Serbian Orthodox monk and saint

Isaiah of Onogošt (Исаија от Оногошта), also known as Isaiah of Ostrog (Исаија Острошки) was a Serbian Orthodox monk and ascetic who lived in a cave located on the site of the future Ostrog monastery between the late 16th and early 17th centuries. He is venerated as a saint in the Eastern Orthodox Church, with his feast day being commemorated on .

== Biography ==
Very little is known about the life of Saint Isaiah. It is preserved that he was born in the village of Popi, near Nikšić, and that he became a monk and retreated into the rocky highlands of Ostrog, likely fleeing Ottoman occupation.

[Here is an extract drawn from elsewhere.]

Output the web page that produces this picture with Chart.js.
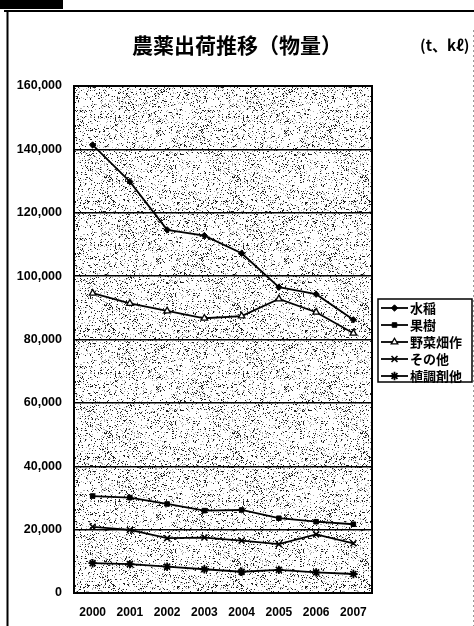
<!DOCTYPE html>
<html lang="ja">
<head>
<meta charset="utf-8">
<script src="https://cdn.jsdelivr.net/npm/chart.js@4/dist/chart.umd.min.js"></script>
<style>
  html, body { margin: 0; padding: 0; background: #fff; }
  #wrap { position: relative; width: 474px; height: 626px; }
</style>
</head>
<body>
<div id="wrap"><canvas id="c" width="474" height="626"></canvas></div>
<script>
// 農薬出荷推移（物量） 単位: t、kℓ
const years = ['2000', '2001', '2002', '2003', '2004', '2005', '2006', '2007'];
const suito    = [141400, 129800, 114600, 112800, 107200, 96500, 94300, 86200]; // 水稲
const kaju     = [30600, 30100, 28100, 26000, 26200, 23600, 22500, 21700];      // 果樹
const yasai    = [94600, 91400, 89000, 86700, 87400, 92800, 88600, 82000];      // 野菜畑作
const sonota   = [20900, 19900, 17300, 17500, 16500, 15400, 18500, 15700];      // その他
const shokucho = [9400, 9100, 8300, 7500, 6700, 7300, 6500, 6000];              // 植調剤他
const yTicks = [0, 20000, 40000, 60000, 80000, 100000, 120000, 140000, 160000];

const LATIN = '"Liberation Sans", Arial, sans-serif';
const CJK = '"Noto Sans CJK JP", sans-serif';

function series(label, data, style, radius, fill, bw) {
  return {
    label, data,
    borderColor: '#000', borderWidth: 1.8,
    pointStyle: style, pointRadius: radius, pointHoverRadius: radius,
    pointBackgroundColor: fill, pointBorderColor: '#000', pointBorderWidth: bw,
    tension: 0, fill: false
  };
}

const datasets = [
  series('水稲', suito, 'rectRot', 3.2, '#000', 1),
  series('果樹', kaju, 'rect', 3.2, '#000', 1),
  series('野菜畑作', yasai, 'triangle', 3.8, '#fff', 1.3),
  series('その他', sonota, 'crossRot', 4.2, '#000', 1.6),
  series('植調剤他', shokucho, 'star', 4.2, '#000', 1.8)
];

// stippled plot background (deterministic hash noise)
function makeStipple() {
  const n = 128;
  const c = document.createElement('canvas');
  c.width = n; c.height = n;
  const g = c.getContext('2d');
  const img = g.createImageData(n, n);
  const hash = (x, y, s) => {
    let h = (x * 374761393 + y * 668265263 + s * 982451653) | 0;
    h = Math.imul(h ^ (h >>> 13), 1274126177);
    h = (h ^ (h >>> 16)) >>> 0;
    return h / 4294967295;
  };
  for (let y = 0; y < n; y++) {
    for (let x = 0; x < n; x++) {
      // coarse cells vary the local density a little
      const d = 0.05 + 0.09 * hash(x >> 3, y >> 2, 7);
      const v = hash(x, y, 1);
      let col = 255;
      if (v < d) col = 30;
      else if (v < d + 0.08) col = 175;
      const i = (y * n + x) * 4;
      img.data[i] = img.data[i + 1] = img.data[i + 2] = col;
      img.data[i + 3] = 255;
    }
  }
  g.putImageData(img, 0, 0);
  return c;
}
const stipple = makeStipple();

const decor = {
  id: 'decor',
  beforeDraw(chart) {
    const { ctx, chartArea: a } = chart;
    ctx.save();
    ctx.fillStyle = ctx.createPattern(stipple, 'repeat');
    ctx.fillRect(a.left, a.top, a.right - a.left, a.bottom - a.top);
    ctx.restore();
  },
  afterDraw(chart) {
    const { ctx, chartArea: a } = chart;
    ctx.save();
    // page frame
    ctx.fillStyle = '#000';
    ctx.fillRect(0, 0, 63, 9);
    ctx.strokeStyle = '#000';
    ctx.lineWidth = 2;
    ctx.beginPath();
    ctx.moveTo(4, 11); ctx.lineTo(474, 11);
    ctx.moveTo(7.5, 11); ctx.lineTo(7.5, 626);
    ctx.stroke();
    ctx.strokeStyle = '#999';
    ctx.lineWidth = 1;
    ctx.setLineDash([2, 3]);
    ctx.beginPath();
    ctx.moveTo(473.5, 30); ctx.lineTo(473.5, 626);
    ctx.stroke();
    ctx.setLineDash([]);

    // plot border
    ctx.strokeStyle = '#000';
    ctx.lineWidth = 2;
    ctx.strokeRect(a.left, a.top, a.right - a.left, a.bottom - a.top);

    // title and unit
    ctx.fillStyle = '#000';
    ctx.textBaseline = 'middle';
    ctx.textAlign = 'center';
    ctx.font = 'bold 21px ' + CJK;
    ctx.fillText('農薬出荷推移（物量）', 237, 45);
    ctx.textAlign = 'left';
    ctx.font = 'bold 15px ' + CJK;
    ctx.fillText('(t、kℓ)', 420, 45);

    // legend
    const lx = 378, ly = 299, lw = 94, lh = 83;
    ctx.fillStyle = '#fff';
    ctx.fillRect(lx, ly, lw, lh);
    ctx.lineWidth = 1.5;
    ctx.strokeRect(lx, ly, lw, lh);
    const rows = [308, 325, 342, 359, 376];
    chart.data.datasets.forEach((ds, i) => {
      const y = rows[i];
      ctx.strokeStyle = '#000';
      ctx.lineWidth = 1.8;
      ctx.beginPath();
      ctx.moveTo(381, y); ctx.lineTo(408, y);
      ctx.stroke();
      ctx.fillStyle = ds.pointBackgroundColor;
      ctx.strokeStyle = '#000';
      ctx.lineWidth = ds.pointBorderWidth;
      Chart.helpers.drawPoint(ctx, { pointStyle: ds.pointStyle, radius: ds.pointRadius, borderWidth: ds.pointBorderWidth, rotation: 0 }, 394.5, y);
      ctx.fillStyle = '#000';
      ctx.font = 'bold 13px ' + CJK;
      ctx.textAlign = 'left';
      ctx.textBaseline = 'middle';
      ctx.fillText(ds.label, 410, y + 0.5);
    });
    ctx.restore();
  }
};

new Chart(document.getElementById('c'), {
  type: 'line',
  data: { labels: years, datasets },
  options: {
    responsive: false,
    animation: false,
    events: [],
    layout: { padding: { top: 86, right: 102, bottom: 0, left: 0 } },
    plugins: { legend: { display: false }, title: { display: false }, tooltip: { enabled: false } },
    scales: {
      x: {
        offset: true,
        grid: { display: false, drawTicks: false },
        border: { display: false },
        ticks: { color: '#000', padding: 12, maxRotation: 0, autoSkip: false,
                 font: { family: LATIN, size: 12, weight: 'bold' } },
        afterFit(s) { s.height = 33; }
      },
      y: {
        min: 0, max: 160000,
        afterBuildTicks(s) { s.ticks = yTicks.map(v => ({ value: v })); },
        grid: { color: '#000', lineWidth: 1.5, drawTicks: false },
        border: { display: false },
        ticks: { color: '#000', padding: 12,
                 font: { family: LATIN, size: 12.5, weight: 'bold' },
                 callback: v => Number(v).toLocaleString('en-US') },
        afterFit(s) { s.width = 74; }
      }
    }
  },
  plugins: [decor]
});
</script>
</body>
</html>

Once there, he built a small church which he dedicated to the entry of the Most Holy Theotokos into the temple, where he would remain until his death. Soon after, the Turks burned his relics at Planinica between Ostrog and Nikšić in an attempt to suppress the veneration of him as a saint.

== Legacy ==
Basil of Ostrog would later choose the sight of Saint Isaiah's hermitage to build the Ostrog Monastery, where Isaiah's grandson would become a hieromonk, taking his grandfather's name. On an inscription at the church of the Holy Cross at Ostrog, Saint Isaiah is mentioned as the "Holy and Venerable Father of ours Isaiah of the village of Popi.

The first service dedicated to Saint Isaiah was held on 11 May 2015 during the consecration of a small chapel dedicated to him at the Upper Ostrog monastery, where regular services to him have been held every year since.